The second system was hard on its heels, deepening explosively northwest of the Azores on 13th, with a larger and more powerful windfield than the first one. Instead of blasting into Ireland and Scotland it arced around to the north, towards Iceland. As a result, in hardly encroached on local areas, helped by a ridge of high pressure that pushed up from the south. It generated a pulse of high-quality long-period swell that reached most areas on 14th and persisted through 15th and beyond.
Around the beginning of December, the North Atlantic switched to a much more active pattern, after a couple of weeks of being hampered by a large blocking anticyclone. This ‘flipping’ from one state to another is quite normal behaviour and is a classic example of the North Atlantic Oscillation (see my article here). As a result, a train of low pressures generated some great swell for the UK and Ireland during the middle of December.
Around the 7th and 8th, a large, tight area of low pressure deepened west of Ireland and generated a huge, short-lived pulse of swell and some ragged local conditions. While this swell was fading away, two more lows were forming. The first began to spawn near Greenland around 8th, and then tracked across the northern half of the North Atlantic, intensifying at the same time. The dynamic fetch on its southern flank generated a pulse of long-period pulse swell that arrived around 10th.

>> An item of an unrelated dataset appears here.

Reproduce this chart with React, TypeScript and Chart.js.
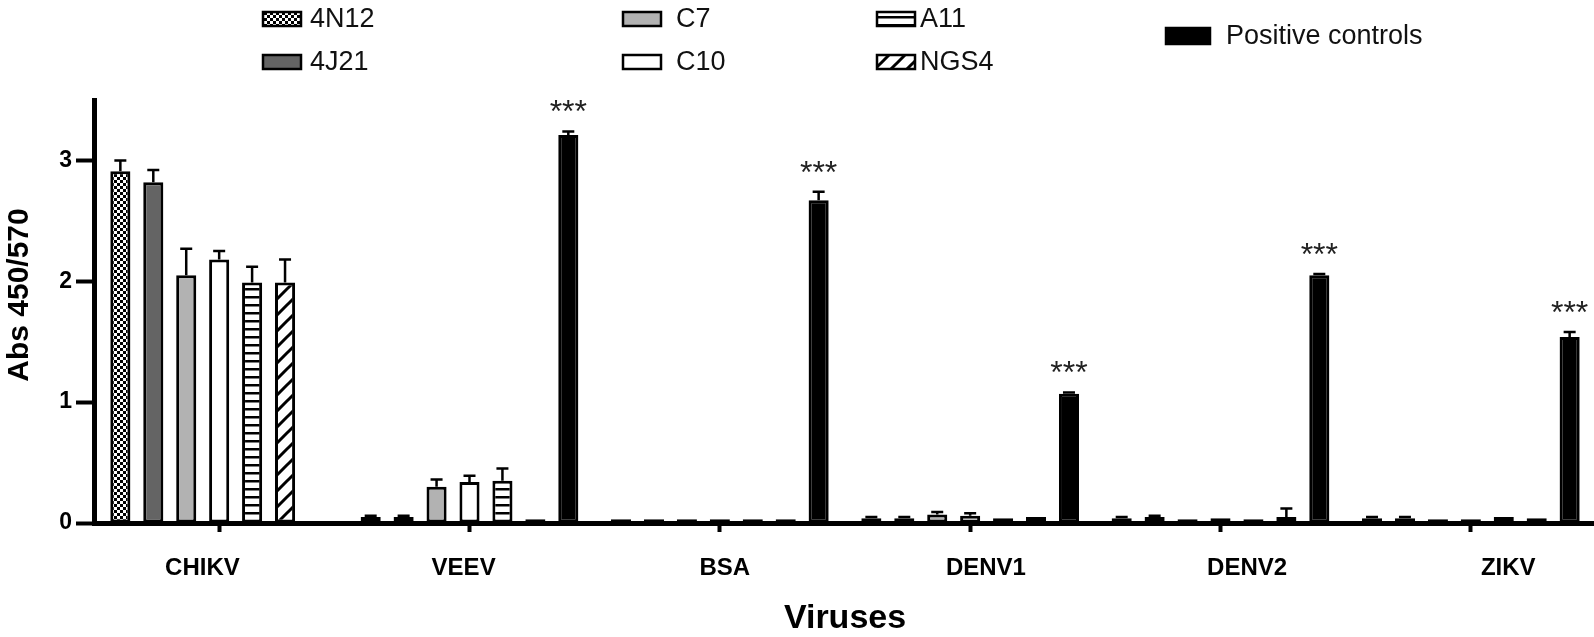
import React, { useEffect, useRef } from "react";
import { Chart, registerables } from "chart.js";

Chart.register(...registerables);

// ---------- data ----------
const categories = ["CHIKV", "VEEV", "BSA", "DENV1", "DENV2", "ZIKV"];
const seriesNames = ["4N12", "4J21", "C7", "C10", "A11", "NGS4", "Positive controls"];

const v4N12 = [2.91, 0.05, 0.03, 0.04, 0.04, 0.04];
const v4J21 = [2.82, 0.05, 0.03, 0.04, 0.05, 0.04];
const vC7 = [2.05, 0.30, 0.03, 0.07, 0.03, 0.03];
const vC10 = [2.18, 0.34, 0.03, 0.06, 0.04, 0.03];
const vA11 = [1.99, 0.35, 0.03, 0.04, 0.03, 0.05];
const vNGS4 = [1.99, 0.03, 0.03, 0.05, 0.05, 0.04];
const vPositive = [null, 3.21, 2.67, 1.07, 2.05, 1.54];

const e4N12 = [0.09, 0.01, 0, 0.01, 0.01, 0.01];
const e4J21 = [0.10, 0.01, 0, 0.01, 0.01, 0.01];
const eC7 = [0.22, 0.06, 0, 0.02, 0, 0];
const eC10 = [0.07, 0.05, 0, 0.02, 0, 0];
const eA11 = [0.13, 0.10, 0, 0, 0, 0];
const eNGS4 = [0.19, 0, 0, 0, 0.07, 0];
const ePositive = [0, 0.03, 0.07, 0.01, 0.01, 0.04];

const significance = ["", "***", "***", "***", "***", "***"];
const yTicks = [0, 1, 2, 3];
const labelSlots = [0, 1, 2, 3, 4, 5];
const labelAxisMin = -0.4153;
const labelAxisMax = 5.336;
const yTitle = "Abs 450/570";
const xTitle = "Viruses";

const FONT = "'Liberation Sans', Arial, Helvetica, sans-serif";

function makePattern(kind: string): CanvasPattern | string {
  const c = document.createElement("canvas");
  const g = c.getContext("2d");
  if (!g) return "#fff";
  if (kind === "checker") {
    c.width = 6; c.height = 6;
    g.fillStyle = "#fff"; g.fillRect(0, 0, 6, 6);
    g.fillStyle = "#000"; g.fillRect(0, 0, 3, 3); g.fillRect(3, 3, 3, 3);
  } else if (kind === "hstripe") {
    c.width = 4; c.height = 8;
    g.fillStyle = "#fff"; g.fillRect(0, 0, 4, 8);
    g.fillStyle = "#000"; g.fillRect(0, 0, 4, 2.5);
  } else {
    c.width = 16; c.height = 16;
    g.fillStyle = "#fff"; g.fillRect(0, 0, 16, 16);
    g.strokeStyle = "#000"; g.lineWidth = 3;
    g.beginPath();
    g.moveTo(-2, 18); g.lineTo(18, -2);
    g.moveTo(-2, 2); g.lineTo(2, -2);
    g.moveTo(14, 18); g.lineTo(18, 14);
    g.stroke();
  }
  return g.createPattern(c, "repeat") || "#fff";
}

const errorBarPlugin = {
  id: "errorBars",
  afterDatasetsDraw(chart: any) {
    const ctx = chart.ctx;
    const y = chart.scales.y;
    chart.data.datasets.forEach((ds: any, di: number) => {
      const meta = chart.getDatasetMeta(di);
      meta.data.forEach((el: any, i: number) => {
        const v = ds.data[i];
        const e = ds.errors ? ds.errors[i] : 0;
        if (v == null || !e) return;
        const top = y.getPixelForValue(v + e);
        ctx.save();
        ctx.strokeStyle = "#000";
        ctx.lineWidth = 2.5;
        ctx.beginPath();
        ctx.moveTo(el.x, el.y);
        ctx.lineTo(el.x, top);
        ctx.moveTo(el.x - 6, top);
        ctx.lineTo(el.x + 6, top);
        ctx.stroke();
        ctx.restore();
      });
    });
    const pi = chart.data.datasets.length - 1;
    const pds = chart.data.datasets[pi];
    const pmeta = chart.getDatasetMeta(pi);
    pmeta.data.forEach((el: any, i: number) => {
      const v = pds.data[i];
      if (v == null || !significance[i]) return;
      const top = y.getPixelForValue(v + (pds.errors[i] || 0));
      ctx.save();
      ctx.fillStyle = "#222";
      ctx.font = `32px ${FONT}`;
      ctx.textAlign = "center";
      ctx.textBaseline = "alphabetic";
      ctx.fillText(significance[i], el.x, top - 9);
      ctx.restore();
    });
  },
};

const legendPlugin = {
  id: "customLegend",
  afterDraw(chart: any) {
    const ctx = chart.ctx;
    const ds = chart.data.datasets;
    const spots = [
      { bx: 263, cy: 19, w: 38, h: 14, tx: 310 },
      { bx: 263, cy: 62, w: 38, h: 14, tx: 310 },
      { bx: 623, cy: 19, w: 38, h: 14, tx: 676 },
      { bx: 623, cy: 62, w: 38, h: 14, tx: 676 },
      { bx: 877, cy: 19, w: 38, h: 14, tx: 920 },
      { bx: 877, cy: 62, w: 38, h: 14, tx: 920 },
      { bx: 1166, cy: 36, w: 44, h: 16, tx: 1226 },
    ];
    ds.forEach((d: any, i: number) => {
      const s = spots[i];
      ctx.save();
      ctx.fillStyle = d.backgroundColor;
      ctx.fillRect(s.bx, s.cy - s.h / 2, s.w, s.h);
      ctx.strokeStyle = "#000";
      ctx.lineWidth = 2.5;
      ctx.strokeRect(s.bx, s.cy - s.h / 2, s.w, s.h);
      ctx.fillStyle = "#111";
      ctx.font = `27px ${FONT}`;
      ctx.textAlign = "left";
      ctx.textBaseline = "middle";
      ctx.fillText(d.label, s.tx, s.cy + 1);
      ctx.restore();
    });
    ctx.save();
    ctx.translate(20, 295);
    ctx.rotate(-Math.PI / 2);
    ctx.fillStyle = "#000";
    ctx.font = `bold 30px ${FONT}`;
    ctx.textAlign = "center";
    ctx.textBaseline = "middle";
    ctx.fillText(yTitle, 0, 0);
    ctx.restore();
  },
};

export default function App() {
  const ref = useRef<HTMLCanvasElement | null>(null);
  useEffect(() => {
    if (!ref.current) return;
    const fills = [
      makePattern("checker"),
      "#646464",
      "#b2b2b2",
      "#ffffff",
      makePattern("hstripe"),
      makePattern("diag"),
      "#000000",
    ];
    const values = [v4N12, v4J21, vC7, vC10, vA11, vNGS4, vPositive];
    const errors = [e4N12, e4J21, eC7, eC10, eA11, eNGS4, ePositive];
    const chart = new Chart(ref.current, {
      type: "bar",
      data: {
        labels: categories,
        datasets: seriesNames.map((name, i) => ({
          label: name,
          data: values[i] as any,
          errors: errors[i],
          backgroundColor: fills[i] as any,
          borderColor: "#000",
          borderWidth: 3,
          borderSkipped: false,
          categoryPercentage: 0.921,
          barPercentage: 0.61,
        })) as any,
      },
      options: {
        responsive: false,
        animation: false,
        layout: { padding: { top: 100, right: 4, left: 0, bottom: 0 } },
        plugins: { legend: { display: false }, tooltip: { enabled: false } },
        scales: {
          x: {
            type: "category",
            offset: true,
            weight: 0,
            grid: {
              display: true,
              drawOnChartArea: false,
              offset: false,
              tickLength: 9,
              tickWidth: 4,
              tickColor: "#000",
            },
            border: { display: true, color: "#000", width: 5 },
            ticks: { display: false },
            afterFit: (s: any) => { s.height = 10; },
          } as any,
          xl: {
            type: "linear",
            position: "bottom",
            weight: 1,
            offset: false,
            bounds: "data",
            min: labelAxisMin,
            max: labelAxisMax,
            grid: { display: false, drawTicks: false, offset: false },
            border: { display: false },
            afterBuildTicks: (s: any) => {
              s.min = labelAxisMin;
              s.max = labelAxisMax;
              s.ticks = labelSlots.map((v) => ({ value: v }));
            },
            ticks: {
              color: "#000",
              font: { family: FONT, size: 24, weight: "bold" },
              padding: 21,
              autoSkip: false,
              maxRotation: 0,
              callback: (v: any) => categories[v] ?? "",
            },
            title: {
              display: true,
              text: xTitle,
              color: "#000",
              font: { family: FONT, size: 34, weight: "bold", lineHeight: 1.1 },
              padding: { top: 0, bottom: 0 },
            },
            afterFit: (s: any) => { s.height = 104; },
          } as any,
          y: {
            min: 0,
            max: 3.5,
            ticks: { stepSize: 1, color: "#000", font: { family: FONT, size: 23, weight: "bold" }, padding: 4 },
            afterBuildTicks: (s: any) => { s.ticks = yTicks.map((v) => ({ value: v })); },
            grid: { drawOnChartArea: false, tickLength: 18, tickWidth: 4, tickColor: "#000" },
            border: { display: true, color: "#000", width: 5 },
            afterFit: (s: any) => { s.width = 94; },
          } as any,
        },
      },
      plugins: [errorBarPlugin, legendPlugin],
    });
    return () => chart.destroy();
  }, []);
  return (
    <div style={{ position: "absolute", left: 0, top: 0, width: 1594, height: 637, overflow: "hidden", background: "#fff" }}>
      <canvas ref={ref} width={1600} height={637} style={{ width: 1600, height: 637, display: "block" }} />
    </div>
  );
}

The second system appeared near Nova Scotia on 9th and quickly tracked northeast, expanding and intensifying. It then got sucked into the westerly flow to the south of that first system. By 11th it had expanded into a huge low pressure southwest of Iceland, with a massive area of storm-force winds on its southern flank generating open-ocean wave heights of over 40 feet. A huge swell hit northwest Ireland on 12th, and a smaller, long-period swell hit in Cornwall between 12th and 14th.
Over the following days, high pressure began to expand from the Azores towards the northeast, extending over Britain and Ireland. At the same time, another two lows developed on the far side of the Atlantic. Both systems started off just northeast of Newfoundland and tracked towards Iceland, and both contained a moving area of strong winds, which generated swell.
The main bulk of the swell from both of these systems travelled northeast towards Iceland and the Faeroe Islands, but a considerable amount of tangential swell still expanded out towards the east and southeast. Between 15th and 18th local conditions were excellent for the beachbreaks in the southwest UK, with light to moderate winds from the south or southeast, and wave heights varying from about three to five feet.